A 2026 analysis from identity security firm HYPR shows that 76% of organizations still depend on traditional passwords as their primary login method. While 43% have begun deploying some form of passwordless technology, most have extended it to less than half their workforce. The risks of this stagnation are quantified in breach reports; the 2025 Verizon DBIR found stolen credentials were the initial point of entry in 22% of all breaches, and a shocking 88% of web application breaches involved compromised passwords.
This leaves businesses in a difficult transition phase, often lasting years. The term “passwordless” implies a simple switch, but real-world IT environments are a spectrum. A company may use passkeys for its main portal but still need passwords for legacy software, third-party tools, and shared accounts. HYPR describes this as the “Age of Industrialisation” for identity,the unglamorous work of securing fragmented systems. For small and mid-size businesses (SMBs), the challenge is more acute, as they lack the resources for multi-year identity projects that large enterprises undertake.
This transition gap is not brief. Analyst projections suggest full deprecation of passwords is unlikely for most before 2028, due to legacy systems, regulatory mandates, and migration complexity. The coexistence of old and new methods is precisely where breaches often occur, not in modern portals but in forgotten spreadsheets of API keys or legacy systems accepting weak passwords.
The statistics underscore the urgency. Verizon’s 2025 report notes that credential stuffing accounted for a median of 19% of all authentication attempts against single sign-on providers. Only 3% of compromised passwords met basic complexity rules, and users typically shared 51% of their passwords across services, allowing one breach to cascade. For SMBs, the cost is severe; research indicates the average breach for a sub-500 employee business costs $3.31 million, with attacks stemming from credential reuse projected to rise sharply.
A dangerous cognitive bias has emerged: the allure of a passwordless future can justify underinvesting in password security today. This is akin to refusing to fix a leaking roof because a renovation is planned someday. The threat does not wait.
In 2026, effective password management for businesses has a clear definition. The market is projected to grow significantly, splitting between consumer tools and expensive enterprise suites. A growing middle segment offers business-grade password managers with critical features at accessible prices.
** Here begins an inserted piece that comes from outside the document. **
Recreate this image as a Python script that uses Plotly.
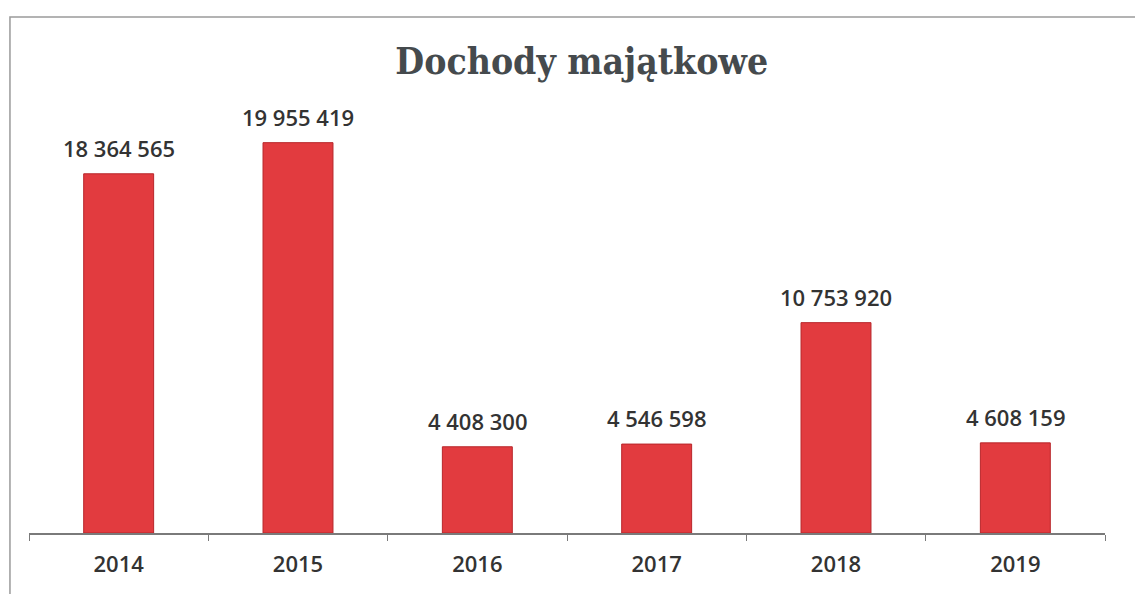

Directory integration is now essential, syncing seamlessly with services like Google Workspace or Microsoft Entra ID to automate user provisioning and deprovisioning. Just-In-Time (JIT) provisioning, which creates accounts on first login, closes security gaps for new hires. Following high-profile breaches, a zero-knowledge architecture, where the provider never holds decryption keys, is a fundamental defense. Furthermore, independent compliance certifications like SOC 2 Type II, once an enterprise exclusive, are becoming a baseline expectation for vendors serving regulated industries.
This shift is exemplified by tools like Passpack, which recently overhauled its business offering. Its update added directory integration, JIT provisioning, and SOC 2 Type II certification, positioning it as “enterprise-grade security without the complexity.” At a notably lower price point than some competitors, it demonstrates that core security features are now accessible, though trade-offs on features like browser extensions may exist. The key takeaway is that the feature floor has risen; robust credential management is increasingly affordable.
In Europe, regulatory pressure adds impetus. The NIS2 Directive and the Digital Operational Resilience Act (DORA) impose strict cybersecurity and access control requirements on a wider range of businesses, including SMBs in critical sectors. Choosing a password manager is becoming a compliance necessity, pushing firms toward solutions with verifiable certifications and audit trails.
For any business evaluating its approach, a practical checklist focuses on five elements:
- Zero-knowledge encryption is non-negotiable for true data security.
- Directory integration and automated provisioning eliminate manual, error-prone user management.
- Compliance-grade audit logging provides an essential record of all credential activity.
- An independent security certification like SOC 2 Type II offers validated assurance.
- A credible transition path toward stronger authentication, like passkey support, ensures the tool is a bridge, not a dead end.
The cybersecurity narrative often seeks a clean break, but reality is a protracted, uncomfortable middle ground. The organizations that will emerge securely are not those waiting for a perfect passwordless world. They are the ones treating password management as a critical bridge, implementing strong encryption, automating access controls, and maintaining rigorous oversight today. This work is not glamorous, but it is fundamental. A well-managed credential system may not win awards, but it can prevent a company from becoming another cautionary statistic in next year’s breach report.